# Show me your hardware please.



## joe_m (Oct 23, 2012)

I'm at the halfway point in a woodworking project - a walnut spice chest - and I've decided that this time since I've got the machines I'm going to make the hardware too.
Traditionally it's just brass knobs, regular hinges, and a half-mortise lock but I'm looking for just about any design ideas and I'm thinking of brass knife hinges for the door (the kind that mount on the top/bottom of the door instead of the stile). A real half-mortise lock is beyond my current abilities or interests, but I'm open to other style door catches too. Metal will be brass or blackened steel. 

So if you've made your own hardware in the past and don't mind me stealing some ideas, please post a few pics.

thanks
Joe


----------



## wolframore (Nov 2, 2012)

You might want to do a search... does this help at all... not sure exactly what effect you're going for:

http://www.horton-brasses.com/store/hinges/specialtyhinges

The brass knife hinge doesn't look too bad... can't quite picture how it would work on your project... please post pictures.


----------



## joe_m (Nov 29, 2012)

Sorry for the delay, I got a bit distracted but now I need to finish this project. I'm building another one of these type chests.
I decided to go with standard brass hinges with ball tipped finials, but I still need to make the drawer knobs. I need six 3/8", three at 1/2" and two at 5/8" . The semi-local woodcraft wants $4.99, $6.50, and $6.99 each - an amount you math whizzes will recognize as being slightly more than (ridiculous + asinine) times the square root of its-not-going-to-happen. 

So I'm going to make some as soon as I can figure out the sequence of work. You'd think it would be easy but I can't figure out the workholding. Here's a pic of my 3-jaw lathe holding a 3/8" completed knob. I'd have to lean in so close to see the work that one of those jaws would bat me in the side of the head. My other option is the 5C chuck. 

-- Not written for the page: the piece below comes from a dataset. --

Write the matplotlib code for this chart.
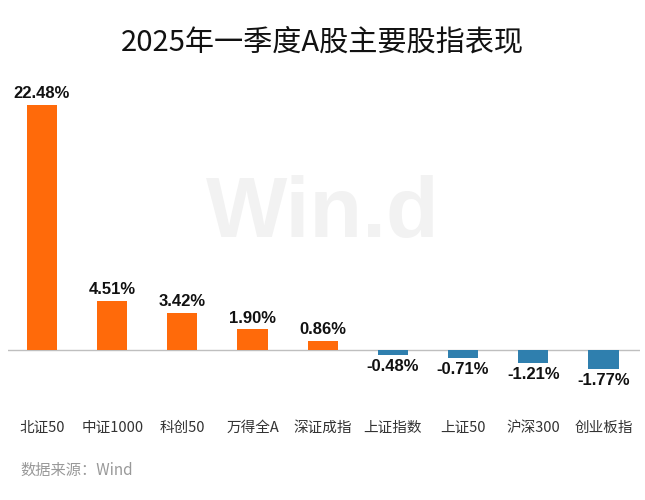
import matplotlib
matplotlib.use("Agg")
import matplotlib.pyplot as plt
import matplotlib.transforms as mtransforms

categories = ["北证50", "中证1000", "科创50", "万得全A", "深证成指", "上证指数", "上证50", "沪深300", "创业板指"]
returns = [22.48, 4.51, 3.42, 1.90, 0.86, -0.48, -0.71, -1.21, -1.77]

plt.rcParams['font.family'] = ['Noto Sans CJK SC', 'DejaVu Sans']

fig = plt.figure(figsize=(6.45, 5.0), dpi=100)
ax = fig.add_axes([8 / 645, 0.2, 632 / 645, 0.64])

colors = ["#FF6A0A" if v >= 0 else "#2F7FAE" for v in returns]
x = list(range(len(categories)))
ax.bar(x, returns, width=0.43, color=colors, zorder=2)
ax.axhline(0, color="#BFBFBF", linewidth=1, zorder=1)

ax.set_xlim(-0.484, 8.52)
ax.set_ylim(-4.59, 24.8)
ax.axis("off")

for xi, v in zip(x, returns):
    off = 0.35 if v >= 0 else -0.35
    ax.text(xi, v + off, f"{v:.2f}%", ha="center", va="bottom" if v >= 0 else "top",
            fontsize=12, fontweight="bold", family=["Liberation Sans", "DejaVu Sans"], color="#111111")

trans = mtransforms.blended_transform_factory(ax.transData, ax.transAxes)
for xi, c in zip(x, categories):
    ax.text(xi, -0.0875, c, ha="center", va="center", fontsize=10.5, color="#333333", transform=trans)

fig.text(0.5, 1 - 42 / 500, "2025年一季度A股主要股指表现", ha="center", va="center", fontsize=21, color="#111111")
fig.text(20 / 645, 1 - 470 / 500, "数据来源：Wind", ha="left", va="center", fontsize=11, color="#999999")
fig.text(0.5, 1 - 215 / 500, "Win.d", ha="center", va="center", fontsize=62, fontweight="bold",
         color="#F2F2F2", family=["Liberation Sans", "DejaVu Sans"], zorder=0)

fig.savefig("out.png", dpi=100)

 I can see holding the 3/8" rod to do the shaping, then I have to cut that little knob off and somehow hold it again BACKWARDS so I can drill and tap the hole in the back for the little screw on the back. That's the part that's bugging me because I don't know how I'd chuck it up straight. Once it's shaped the fattest part is curved, the only square shoulder left to hold it on is the back part of the knob and that's now a smaller diameter than the front. I could also use the mill to drill that hole, but again I don't see how I can consistently clamp that little piece perpendicular to the drill bit. It's a simple job and probably 5 minutes of work with the appropriately sized mini-lathe but with my old Leblond 13" clattering away I feel like it's swatting flies with a sledgehammer. 
Any ideas?


----------



## Chucketn (Nov 29, 2012)

Joe_m, how about drilling and taping the hole first, screwing the stock on a mandrel, and then shaping the knob? I make ball ends for handles that way.

Chuck


----------



## PurpLev (Nov 29, 2012)

chucketn said:


> Joe_m, how about drilling and taping the hole first, screwing the stock on a mandrel, and then shaping the knob? I make ball ends for handles that way.
> 
> Chuck



+1 on that

I'd drill, tap, then part off several know blanks as needed.
Then setup a mandrel on the chuck, setup cutter for curved cut, screw on blank #1, feed cutter in, unscrew blank, screw blank #2, feed cutter in... until all the blanks have the curved cut finished
setup ball cutter for end of piece, and swap blanks as before making the cut, keeping the cutter setting the same for all parts and swapping parts would be faster than keeping parts and swapping cutters/configurations.

generally speaking , I try to keep any curved/angled cut to the end. always easier to mount, handle pieces while they are still with square edges.


----------